E o que acontece com o grupo vencido*?
O grupo perdedor tanto pode (1) negar ou distorcer a realidade da derrota, mormente se a vitória do adversário tenha sido por pequena margem e num jogo muito disputado; como, (2) em caso de aceitação da derrota, se desunir, trazendo à tona conflitos mal resolvidos, ocorrendo, não raras vezes, brigas, tudo isso num esforço para encontrar as causas da derrota. Pode também dar-se o caso de (3) os vencidos ficarem mais tensos, prontos para trabalharem para a desforra e desesperados para encontrar alguém ou alguma coisa para cima de quem atirar as culpas pelo desaire; como acontecer o grupo tender (4) para pequena ou nula cooperação intragrupal, pouco se preocupando com as necessidades dos membros, mas muito envolvido com a recuperação através de um esforço, por vezes, sobre-humano; como (5) pode, ainda, dar-se o caso de os vencidos apostarem em conhecerem-se melhor, enquanto grupo, forçando uma reavaliação das percepções, já que o estereótipo positivo de si próprio e o estereótipo negativo do adversário foram perturbados pela derrota (como consequência, pode acontecer o grupo perdedor se reorganizar e se tornar mais coeso e eficiente, desde que aceite a derrota com naturalidade).
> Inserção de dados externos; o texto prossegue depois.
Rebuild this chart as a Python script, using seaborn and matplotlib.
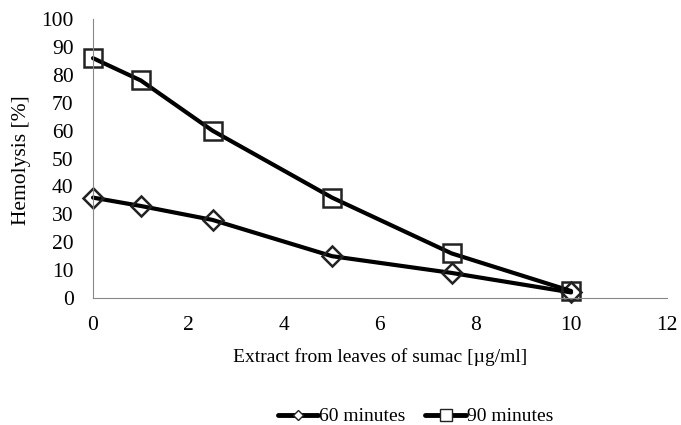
import pandas as pd
import matplotlib.pyplot as plt
import seaborn as sns
from matplotlib.lines import Line2D

concentration = [0, 1, 2.5, 5, 7.5, 10]
hemolysis_60 = [36, 33, 28, 15, 9, 2]
hemolysis_90 = [86, 78, 60, 36, 16, 2.5]
series_names = ["60 minutes", "90 minutes"]

df = pd.DataFrame({
    "x": concentration * 2,
    "y": hemolysis_60 + hemolysis_90,
    "series": [series_names[0]] * len(concentration) + [series_names[1]] * len(concentration),
})

sns.set_style("white")
plt.rcParams["font.family"] = ["Liberation Serif", "DejaVu Serif"]
plt.rcParams["text.color"] = "black"
plt.rcParams["axes.labelcolor"] = "black"
plt.rcParams["xtick.color"] = "black"
plt.rcParams["ytick.color"] = "black"

fig = plt.figure(figsize=(6.81, 4.25), dpi=100)
ax = fig.add_axes([0.1366, 0.2988, 0.8424, 0.6562])

sns.lineplot(data=df, x="x", y="y", hue="series", style="series",
             markers={"60 minutes": "D", "90 minutes": "s"}, dashes=False,
             palette={"60 minutes": "black", "90 minutes": "black"},
             linewidth=3, markerfacecolor="none",
             markeredgecolor="#222222", markeredgewidth=1.8, ax=ax, legend=False)
for line, ms in zip(ax.lines, [10, 13]):
    line.set_markersize(ms)
    line.set_clip_on(False)

ax.set_xlim(0, 12)
ax.set_ylim(0, 100)
ax.set_xticks(range(0, 13, 2))
ax.set_yticks(range(0, 101, 10))
ax.tick_params(axis="both", labelsize=15.5, length=0)
ax.tick_params(axis="y", pad=14)
ax.tick_params(axis="x", pad=13)
for s in ["top", "right"]:
    ax.spines[s].set_visible(False)
for s in ["left", "bottom"]:
    ax.spines[s].set_color("#888888")
    ax.spines[s].set_linewidth(0.8)

ax.set_xlabel("Extract from leaves of sumac [µg/ml]", fontsize=14, va="center")
ax.xaxis.set_label_coords(0.5, -0.211)
ax.set_ylabel("Hemolysis [%]", fontsize=15.5, va="center")
ax.yaxis.set_label_coords(-0.124, 0.495)

handles = [
    Line2D([], [], color="black", lw=3.5, marker="D", markersize=5.5,
           markerfacecolor="white", markeredgecolor="#222222"),
    Line2D([], [], color="black", lw=3.5, marker="s", markersize=8,
           markerfacecolor="white", markeredgecolor="#222222"),
]
fig.legend(handles, series_names, loc="center", bbox_to_anchor=(0.61, 0.02),
           ncol=2, frameon=False, fontsize=14, handlelength=2.1,
           handletextpad=0.05, columnspacing=1.0)

fig.savefig("out.png", dpi=100)
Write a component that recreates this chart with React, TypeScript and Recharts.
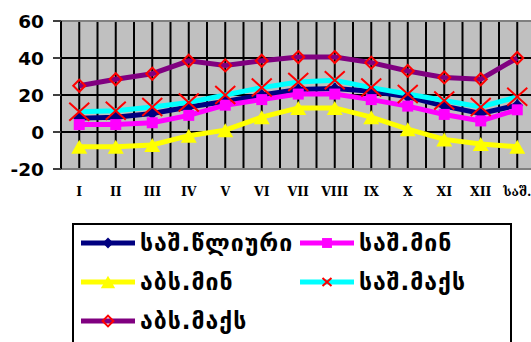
import React from "react";
import {
  LineChart,
  Line,
  XAxis,
  YAxis,
  CartesianGrid,
  ReferenceLine,
} from "recharts";

// Monthly temperature summary (°C), last category is the annual value
const months = ["I", "II", "III", "IV", "V", "VI", "VII", "VIII", "IX", "X", "XI", "XII", "საშ."];
const avgAnnual = [7.5, 8, 10, 13.5, 16.5, 20, 23, 23.5, 22, 19, 14, 10, 14.5];
const avgMin = [4, 4, 5, 9, 14.5, 17.5, 20.5, 20.5, 17.5, 14, 9.5, 6, 12];
const absMin = [-8, -8, -7, -2, 1, 8, 13, 13, 8, 1.5, -4, -6.5, -8];
const avgMax = [11, 11.5, 13.5, 16, 20, 24, 27, 28, 24, 20.5, 17, 13.5, 19];
const absMax = [25, 28.5, 31.5, 38.5, 36, 38.5, 40.5, 40.5, 37.5, 33, 29.5, 28.5, 40];
const yTicks = [-20, 0, 20, 40, 60];

const seriesNames = ["საშ.წლიური", "საშ.მინ", "აბს.მინ", "საშ.მაქს", "აბს.მაქს"];

const data = months.map((m, i) => ({
  month: m,
  annual: avgAnnual[i],
  avgMin: avgMin[i],
  absMin: absMin[i],
  avgMax: avgMax[i],
  absMax: absMax[i],
}));

const CHART_W = 560;
const PLOT_LEFT = 61;
const PLOT_W = 474.5;
const BAND = PLOT_W / months.length;

type MarkerKind = "diamond" | "square" | "triangle" | "cross" | "hollowDiamond";

function Marker({ kind, cx, cy, color, scale = 1 }: { kind: MarkerKind; cx: number; cy: number; color: string; scale?: number }) {
  if (cx == null || cy == null) return null;
  if (kind === "diamond") {
    const r = 6 * scale;
    return <path d={`M${cx},${cy - r} L${cx + r},${cy} L${cx},${cy + r} L${cx - r},${cy} Z`} fill={color} />;
  }
  if (kind === "square") {
    const r = 5.5 * scale;
    return <rect x={cx - r} y={cy - r} width={2 * r} height={2 * r} fill={color} />;
  }
  if (kind === "triangle") {
    const w = 8 * scale;
    const h = 7 * scale;
    return <path d={`M${cx},${cy - h} L${cx + w},${cy + h} L${cx - w},${cy + h} Z`} fill={color} />;
  }
  if (kind === "cross") {
    const r = 10 * scale;
    const ry = 9 * scale;
    return (
      <path
        d={`M${cx - r},${cy - ry} L${cx + r},${cy + ry} M${cx + r},${cy - ry} L${cx - r},${cy + ry}`}
        stroke={color}
        strokeWidth={2}
        fill="none"
      />
    );
  }
  const r = 6 * scale;
  return (
    <path
      d={`M${cx},${cy - r} L${cx + r},${cy} L${cx},${cy + r} L${cx - r},${cy} Z`}
      fill="none"
      stroke={color}
      strokeWidth={2}
    />
  );
}

const series = [
  { key: "annual", name: seriesNames[0], color: "#000080", marker: "diamond" as MarkerKind, markerColor: "#000080" },
  { key: "avgMin", name: seriesNames[1], color: "#FF00FF", marker: "square" as MarkerKind, markerColor: "#FF00FF" },
  { key: "absMin", name: seriesNames[2], color: "#FFFF00", marker: "triangle" as MarkerKind, markerColor: "#FFFF00" },
  { key: "avgMax", name: seriesNames[3], color: "#00FFFF", marker: "cross" as MarkerKind, markerColor: "#FF0000" },
  { key: "absMax", name: seriesNames[4], color: "#800080", marker: "hollowDiamond" as MarkerKind, markerColor: "#FF0000" },
];

function LegendBox() {
  const colX = [9, 228];
  const rowY = [20, 59, 98];
  return (
    <div
      style={{
        position: "absolute",
        left: 72,
        top: 223,
        width: 440,
        height: 150,
        border: "2px solid #000",
        boxSizing: "border-box",
        background: "#fff",
      }}
    >
      {series.map((s, i) => {
        const x = colX[i % 2];
        const y = rowY[Math.floor(i / 2)];
        const small = s.marker === "cross" ? 0.45 : 0.9;
        return (
          <div key={s.key} style={{ position: "absolute", left: x - 2, top: y - 2 - 15 }}>
            <svg width={56} height={30} style={{ position: "absolute", left: 0, top: 0 }}>
              <line x1={0} x2={54} y1={15} y2={15} stroke={s.color} strokeWidth={5} />
              <Marker kind={s.marker} cx={27} cy={15} color={s.markerColor} scale={small} />
            </svg>
            <span
              style={{
                position: "absolute",
                left: 59,
                top: 0,
                lineHeight: "30px",
                whiteSpace: "nowrap",
                fontFamily: "'DejaVu Sans', sans-serif",
                fontWeight: "bold",
                fontSize: 23,
                letterSpacing: 1,
                color: "#000",
              }}
            >
              {s.name}
            </span>
          </div>
        );
      })}
    </div>
  );
}

export default function App() {
  return (
    <div
      style={{
        position: "absolute",
        left: 0,
        top: 0,
        width: 531,
        height: 342,
        overflow: "hidden",
        background: "#fff",
      }}
    >
      <LineChart
        width={CHART_W}
        height={220}
        data={data}
        margin={{ top: 21, right: CHART_W - PLOT_LEFT - PLOT_W, bottom: 20, left: 0 }}
      >
        <CartesianGrid
          fill="#C0C0C0"
          stroke="#000"
          strokeWidth={2}
          strokeOpacity={1}
          verticalCoordinatesGenerator={({ offset }: any) =>
            Array.from({ length: months.length * 2 + 1 }, (_, i) => offset.left + (i * offset.width) / (months.length * 2))
          }
        />
        <XAxis
          dataKey="month"
          scale="point"
          padding={{ left: BAND / 2, right: BAND / 2 }}
          height={31}
          tickLine={false}
          tickMargin={12}
          axisLine={{ stroke: "#808080", strokeWidth: 2 }}
          interval={0}
          tick={{ fill: "#000", fontFamily: "'DejaVu Serif', serif", fontWeight: "bold", fontSize: 12.5 }}
        />
        <YAxis
          domain={[-20, 60]}
          ticks={yTicks}
          width={PLOT_LEFT}
          tickSize={8}
          tickMargin={9}
          axisLine={{ stroke: "#000", strokeWidth: 2 }}
          tickLine={{ stroke: "#404040", strokeWidth: 2 }}
          tick={{ fill: "#000", fontFamily: "'DejaVu Sans', sans-serif", fontWeight: "bold", fontSize: 18.5 }}
        />
        <ReferenceLine y={60} stroke="#808080" strokeWidth={2} />
        {series.map((s) => (
          <Line
            key={s.key}
            dataKey={s.key}
            name={s.name}
            type="linear"
            stroke={s.color}
            strokeWidth={5}
            isAnimationActive={false}
            dot={(p: any) => (
              <Marker key={`${s.key}-${p.index}`} kind={s.marker} cx={p.cx} cy={p.cy} color={s.markerColor} />
            )}
            activeDot={false}
          />
        ))}
      </LineChart>
      <LegendBox />
    </div>
  );
}
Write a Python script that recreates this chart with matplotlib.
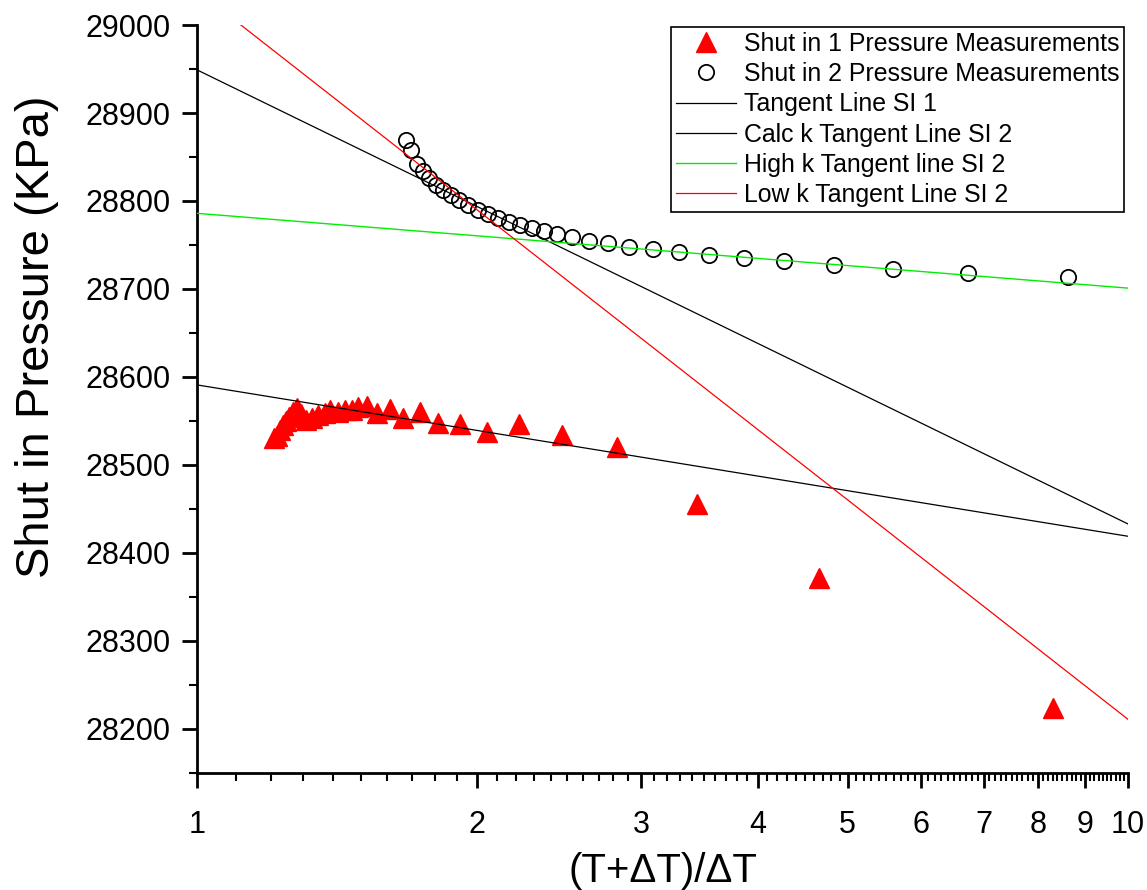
import matplotlib
matplotlib.use('Agg')
import matplotlib.pyplot as plt
from matplotlib.ticker import FixedLocator, FixedFormatter, NullFormatter, MultipleLocator

plt.rcParams['font.family'] = ['Liberation Sans', 'DejaVu Sans']

# Shut in 1 pressure measurements
si1_x = [1.210, 1.219, 1.228, 1.237, 1.246, 1.255, 1.268, 1.280, 1.293, 1.310,
         1.329, 1.349, 1.372, 1.389, 1.417, 1.442, 1.467, 1.489, 1.522, 1.561,
         1.612, 1.664, 1.736, 1.815, 1.917, 2.049, 2.218, 2.466, 2.826, 3.444,
         4.657, 8.308]
si1_p = [28531, 28533, 28540, 28545, 28550, 28555, 28560, 28565, 28558, 28551,
         28553, 28557, 28559, 28562, 28560, 28562, 28562, 28566, 28567, 28559,
         28564, 28553, 28560, 28548, 28547, 28537, 28547, 28534, 28520, 28456,
         28372, 28224]

# Shut in 2 pressure measurements
si2_x = [1.677, 1.698, 1.723, 1.749, 1.775, 1.806, 1.838, 1.874, 1.912, 1.955,
         2.004, 2.054, 2.106, 2.163, 2.223, 2.290, 2.359, 2.436, 2.528, 2.637,
         2.764, 2.911, 3.089, 3.294, 3.548, 3.869, 4.270, 4.833, 5.592, 6.732,
         8.622]
si2_p = [28869, 28858, 28842, 28834, 28826, 28818, 28812, 28807, 28801, 28795,
         28790, 28785, 28781, 28776, 28773, 28769, 28766, 28762, 28759, 28755,
         28752, 28748, 28745, 28742, 28739, 28735, 28732, 28727, 28723, 28718,
         28714]

# Tangent lines (end points at x = 1 and x = 10)
line_x = [1, 10]
tangent_si1 = [28591, 28419]
calc_k_si2 = [28949, 28433]
high_k_si2 = [28786, 28701]
low_k_si2 = [29039, 28211]

x_ticks = [1, 2, 3, 4, 5, 6, 7, 8, 9, 10]
x_tick_labels = ['1', '2', '3', '4', '5', '6', '7', '8', '9', '10']
y_ticks = [28200, 28300, 28400, 28500, 28600, 28700, 28800, 28900, 29000]

fig = plt.figure(figsize=(11.47, 8.9), dpi=100)
ax = fig.add_axes([0.1718, 0.1315, 0.8116, 0.8404])

ax.plot(si1_x, si1_p, linestyle='none', marker='^', ms=15, color='#ff0000',
        mec='#ff0000', label='Shut in 1 Pressure Measurements', zorder=2)
ax.plot(si2_x, si2_p, linestyle='none', marker='o', ms=11, mfc='none',
        mec='black', mew=1.3, label='Shut in 2 Pressure Measurements', zorder=2)
ax.plot(line_x, tangent_si1, color='black', lw=0.9, label='Tangent Line SI 1', zorder=3)
ax.plot(line_x, calc_k_si2, color='black', lw=0.9, label='Calc k Tangent Line SI 2', zorder=3)
ax.plot(line_x, high_k_si2, color='#00ee00', lw=1.0, label='High k Tangent line SI 2', zorder=3)
ax.plot(line_x, low_k_si2, color='#ff0000', lw=0.9, label='Low k Tangent Line SI 2', zorder=3)

ax.set_xscale('log')
ax.set_xlim(1, 10)
ax.set_ylim(28150, 29000)

ax.xaxis.set_major_locator(FixedLocator(x_ticks))
ax.xaxis.set_major_formatter(FixedFormatter(x_tick_labels))
minor = [i + j / 10 for i in range(1, 10) for j in range(1, 10)]
ax.xaxis.set_minor_locator(FixedLocator(minor))
ax.xaxis.set_minor_formatter(NullFormatter())
ax.yaxis.set_major_locator(FixedLocator(y_ticks))
ax.yaxis.set_minor_locator(MultipleLocator(50))

for s in ['top', 'right']:
    ax.spines[s].set_visible(False)
for s in ['left', 'bottom']:
    ax.spines[s].set_linewidth(2)

ax.tick_params(which='major', direction='out', length=11, width=2, labelsize=22)
ax.tick_params(which='minor', direction='out', length=6, width=1.5)
ax.tick_params(axis='y', which='major', pad=8)
ax.tick_params(axis='x', which='major', pad=16)

ax.set_xlabel('(T+\u0394T)/\u0394T', fontsize=29, labelpad=8)
ax.set_ylabel('Shut in Pressure (KPa)', fontsize=34)
ax.yaxis.set_label_coords(-0.148, 0.583)

leg = ax.legend(loc='upper right', bbox_to_anchor=(1124 / 1147, 1 - 27 / 890),
                bbox_transform=fig.transFigure, fontsize=17.9, frameon=True,
                fancybox=False, edgecolor='black', framealpha=1,
                handlelength=2.4, handletextpad=0.3, labelspacing=0.25,
                borderpad=0.2, borderaxespad=0)
leg.get_frame().set_linewidth(1.2)

fig.savefig('out.png', dpi=100)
Como no caso do grupo vencedor, aqui também é preciso saber gerir as sequelas. Dependendo da forma como a gestão se faça, tanto pode acontecer o desaparecimento, puro e simples, do grupo derrotado, como é possível que o grupo se mobilize e venha a conseguir uma retumbante vitória no pleito seguinte.
Negar ou distorcer a realidade da derrota é comportamento infantil que o líder precisa combater. Desde logo, dando o exemplo; depois, demonstrando que uma derrota não é o fim do Mundo; e, principalmente, demonstrar (como um bom General o faria) que perder uma «batalha» não significa que se tenha perdido a «guerra». Barafustarem-se uns contra os outros, buscando cabelo em ovo ou discutindo o sexo dos anjos, não se chega a lugar nenhum. Compete ao líder convocar o fórum apropriado para dirimir as diferenças, para resolução definitiva dos tais casos não resolvidos ou mal resolvidos, e para que se esclareça, de uma vez por todas, quem é quem e porquê. O líder que queira tirar o grupo do «buraco» não pode permitir que as pessoas ocupem posições no grupo em nome de códigos ou de acordos secretos: os homens do topo têm de ser aqueles que trazem mais valias para o grupo, que sejam líderes na respectiva «ribeira» ou sejam ganhadores; quem não traga vantagens para o grupo, ou perca sistematicamente os desafios que lhe são confiados, deve ir para a base. Competirá, ainda, à liderança (entendida aqui como a equipa responsável pela gestão do grupo) gerir as coisas de modo a tirar partido da vontade do grupo em trabalhar para a desforra; a reforçar a cooperação intragrupal; a apoiar os membros na sua introspecção e subsequente revisão de estereótipo; e, principalmente, a ajudar o grupo a aceitar a derrota com naturalidade (e como consequência da desatenção aos sinais da sociedade e de erros de avaliação). E, já agora, TAMBÉM, que não é nada do outro mundo cumprimentar o grupo vencedor, por este ter tido a perspicácia de captar os sinais dos tempos e das gentes.